Each line containing the word "React" must be collected.

● **SUPPLIED INFORMATION**
——————————
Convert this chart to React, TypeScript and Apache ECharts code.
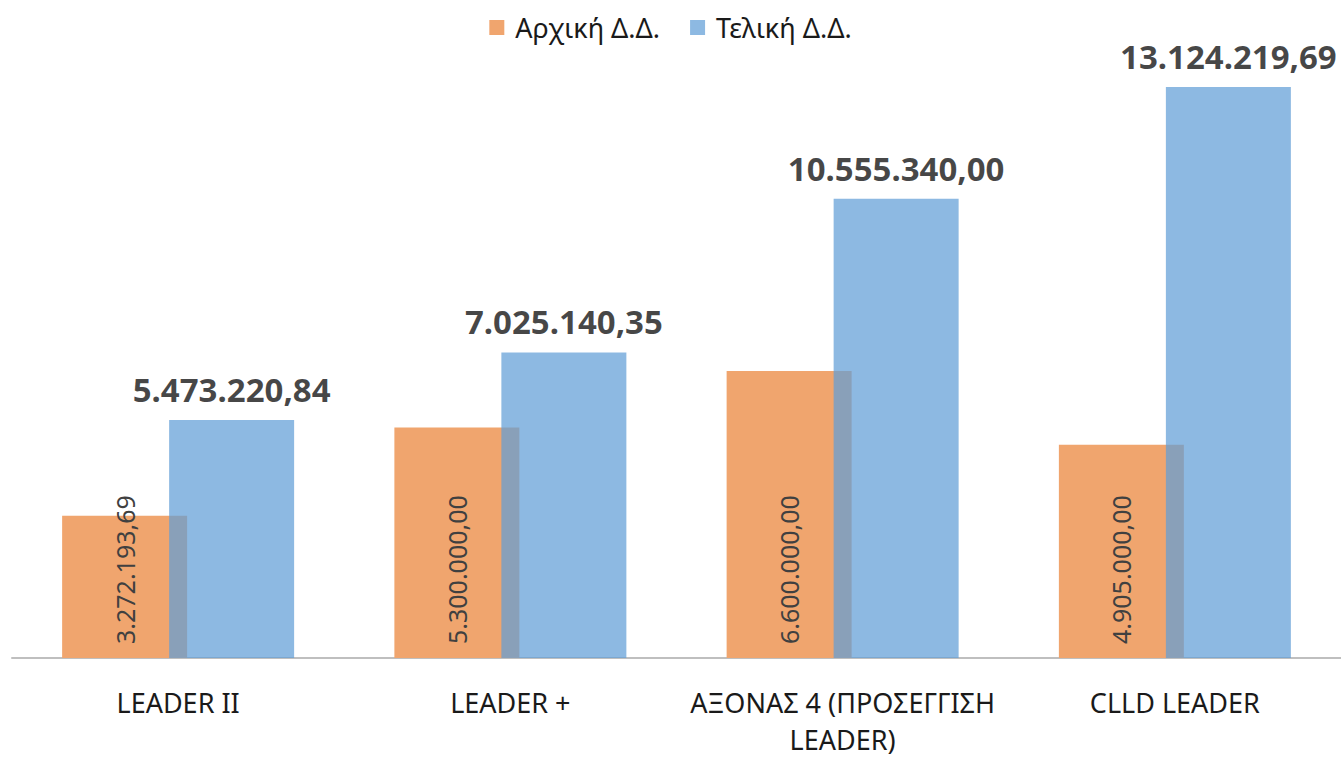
import React, { useEffect, useRef } from "react";
import * as echarts from "echarts";

const categories = ["LEADER II", "LEADER +", "ΑΞΟΝΑΣ 4 (ΠΡΟΣΕΓΓΙΣΗ\nLEADER)", "CLLD LEADER"];
const initialValues = [3272193.69, 5300000, 6600000, 4905000];
const finalValues = [5473220.84, 7025140.35, 10555340, 13124219.69];
const seriesNames = ["Αρχική Δ.Δ.", "Τελική Δ.Δ."];

const FONT = "'Noto Sans', 'DejaVu Sans', sans-serif";

function fmt(v: number): string {
  const fixed = v.toFixed(2);
  const [int, dec] = fixed.split(".");
  const withDots = int.replace(/\B(?=(\d{3})+(?!\d))/g, ".");
  return withDots + "," + dec;
}

export default function App() {
  const ref = useRef<HTMLDivElement>(null);
  useEffect(() => {
    if (!ref.current) return;
    const chart = echarts.init(ref.current, null, { renderer: "svg" });
    chart.setOption({
      animation: false,
      backgroundColor: "#ffffff",
      textStyle: { fontFamily: FONT },
      legend: {
        top: 9,
        left: "center",
        itemWidth: 15,
        itemHeight: 15,
        itemGap: 30,
        icon: "rect",
        textStyle: { fontSize: 27, color: "#1a1a1a", fontFamily: FONT, padding: [0, 0, 0, 6] },
        data: seriesNames,
      },
      grid: { left: 12, right: 0, top: 49, bottom: 94, containLabel: false },
      xAxis: {
        type: "category",
        data: categories,
        axisLine: { show: true, lineStyle: { color: "#bfbfbf", width: 2 } },
        axisTick: { show: false },
        axisLabel: {
          interval: 0,
          margin: 26,
          fontSize: 27,
          lineHeight: 37,
          color: "#1a1a1a",
          fontFamily: FONT,
        },
      },
      yAxis: {
        type: "value",
        min: 0,
        max: 14000000,
        show: false,
        splitLine: { show: false },
      },
      series: [
        {
          name: seriesNames[0],
          type: "bar",
          data: initialValues,
          barWidth: 125,
          barGap: "-14.4%",
          itemStyle: { color: "#f0a56e" },
          label: {
            show: true,
            position: "insideBottom",
            rotate: 90,
            align: "left",
            verticalAlign: "middle",
            distance: 14,
            fontSize: 25,
            color: "#404040",
            fontFamily: FONT,
            formatter: (p: any) => fmt(p.value),
          },
        },
        {
          name: seriesNames[1],
          type: "bar",
          data: finalValues,
          barWidth: 125,
          itemStyle: { color: "rgb(97,158,215)", opacity: 0.72 },
          label: {
            show: true,
            position: "top",
            distance: 14,
            fontSize: 33,
            fontWeight: "bold",
            color: "#000000",
            fontFamily: FONT,
            formatter: (p: any) => fmt(p.value),
          },
        },
      ],
    });
    return () => chart.dispose();
  }, []);
  return (
    <div
      ref={ref}
      style={{ position: "fixed", left: 0, top: 0, width: 1341, height: 758, background: "#fff" }}
    />
  );
}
——————————
● **RIGHT ANSWER**
Convert this chart to React, TypeScript and Apache ECharts code.
import React, { useEffect, useRef } from "react";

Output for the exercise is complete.